▶ _Provided data_

# # # #

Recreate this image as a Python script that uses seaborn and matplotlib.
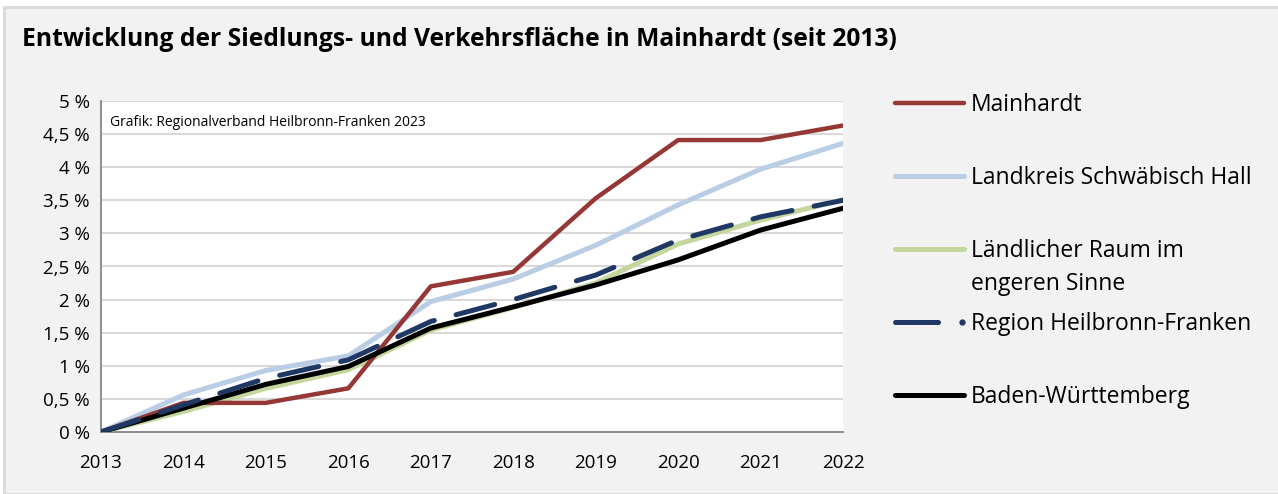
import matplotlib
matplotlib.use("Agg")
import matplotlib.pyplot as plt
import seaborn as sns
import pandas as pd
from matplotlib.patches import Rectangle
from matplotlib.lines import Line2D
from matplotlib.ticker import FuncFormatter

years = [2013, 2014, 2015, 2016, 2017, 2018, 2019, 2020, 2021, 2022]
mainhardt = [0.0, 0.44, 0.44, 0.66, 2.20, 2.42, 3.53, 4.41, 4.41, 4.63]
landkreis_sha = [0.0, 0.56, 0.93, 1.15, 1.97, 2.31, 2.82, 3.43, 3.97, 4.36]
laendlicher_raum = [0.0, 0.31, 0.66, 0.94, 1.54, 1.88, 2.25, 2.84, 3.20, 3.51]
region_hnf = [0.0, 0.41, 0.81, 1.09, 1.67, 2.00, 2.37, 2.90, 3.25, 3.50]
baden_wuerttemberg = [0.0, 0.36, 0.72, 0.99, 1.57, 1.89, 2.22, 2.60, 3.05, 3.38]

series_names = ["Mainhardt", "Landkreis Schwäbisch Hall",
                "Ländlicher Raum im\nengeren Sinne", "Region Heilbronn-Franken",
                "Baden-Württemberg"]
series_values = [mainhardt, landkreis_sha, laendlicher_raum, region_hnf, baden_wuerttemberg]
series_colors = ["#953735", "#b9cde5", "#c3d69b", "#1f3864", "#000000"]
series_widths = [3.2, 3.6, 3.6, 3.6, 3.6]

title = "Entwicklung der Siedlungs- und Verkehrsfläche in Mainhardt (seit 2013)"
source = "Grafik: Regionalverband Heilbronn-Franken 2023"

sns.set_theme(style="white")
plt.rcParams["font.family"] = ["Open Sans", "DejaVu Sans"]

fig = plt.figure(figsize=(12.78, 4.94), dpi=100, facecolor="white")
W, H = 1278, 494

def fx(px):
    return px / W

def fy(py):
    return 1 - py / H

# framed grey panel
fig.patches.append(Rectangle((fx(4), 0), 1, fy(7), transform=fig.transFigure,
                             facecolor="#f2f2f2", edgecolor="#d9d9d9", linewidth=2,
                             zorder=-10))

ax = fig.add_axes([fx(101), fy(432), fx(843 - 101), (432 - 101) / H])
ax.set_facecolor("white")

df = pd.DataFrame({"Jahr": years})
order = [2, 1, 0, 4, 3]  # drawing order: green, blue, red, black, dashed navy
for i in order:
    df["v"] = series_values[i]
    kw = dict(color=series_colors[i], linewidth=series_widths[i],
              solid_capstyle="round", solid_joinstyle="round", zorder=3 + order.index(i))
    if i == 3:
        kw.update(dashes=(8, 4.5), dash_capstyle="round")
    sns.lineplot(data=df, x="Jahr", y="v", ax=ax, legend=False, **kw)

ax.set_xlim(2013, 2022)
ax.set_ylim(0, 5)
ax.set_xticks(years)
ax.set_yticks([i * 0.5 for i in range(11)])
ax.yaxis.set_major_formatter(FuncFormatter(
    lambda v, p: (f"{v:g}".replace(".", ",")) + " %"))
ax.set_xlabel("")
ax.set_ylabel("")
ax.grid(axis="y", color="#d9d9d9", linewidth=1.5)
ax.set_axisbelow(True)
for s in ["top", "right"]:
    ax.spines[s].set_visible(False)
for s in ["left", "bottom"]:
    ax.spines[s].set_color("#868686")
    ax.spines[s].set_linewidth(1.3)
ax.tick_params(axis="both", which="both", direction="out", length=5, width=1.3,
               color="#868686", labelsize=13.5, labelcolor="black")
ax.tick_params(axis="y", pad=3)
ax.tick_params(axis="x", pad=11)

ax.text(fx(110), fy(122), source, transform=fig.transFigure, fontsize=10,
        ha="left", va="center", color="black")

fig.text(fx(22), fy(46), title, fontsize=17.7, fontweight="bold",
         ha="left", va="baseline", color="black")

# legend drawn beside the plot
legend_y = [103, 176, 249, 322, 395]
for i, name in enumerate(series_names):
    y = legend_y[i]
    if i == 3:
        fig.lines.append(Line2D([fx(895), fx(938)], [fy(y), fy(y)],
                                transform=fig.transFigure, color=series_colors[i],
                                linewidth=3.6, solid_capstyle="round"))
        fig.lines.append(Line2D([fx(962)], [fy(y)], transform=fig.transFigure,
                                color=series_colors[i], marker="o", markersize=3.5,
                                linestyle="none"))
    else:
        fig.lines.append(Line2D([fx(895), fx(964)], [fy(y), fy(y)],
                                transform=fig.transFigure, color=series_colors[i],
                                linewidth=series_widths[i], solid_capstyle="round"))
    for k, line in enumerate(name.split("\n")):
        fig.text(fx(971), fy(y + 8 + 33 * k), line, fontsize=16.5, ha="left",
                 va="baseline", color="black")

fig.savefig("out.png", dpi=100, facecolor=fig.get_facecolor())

# # # #

▶ _Aim of the task_
Find each line holding "seaborn". Copy it out.

▶ _The reply_
Recreate this image as a Python script that uses seaborn and matplotlib.
import seaborn as sns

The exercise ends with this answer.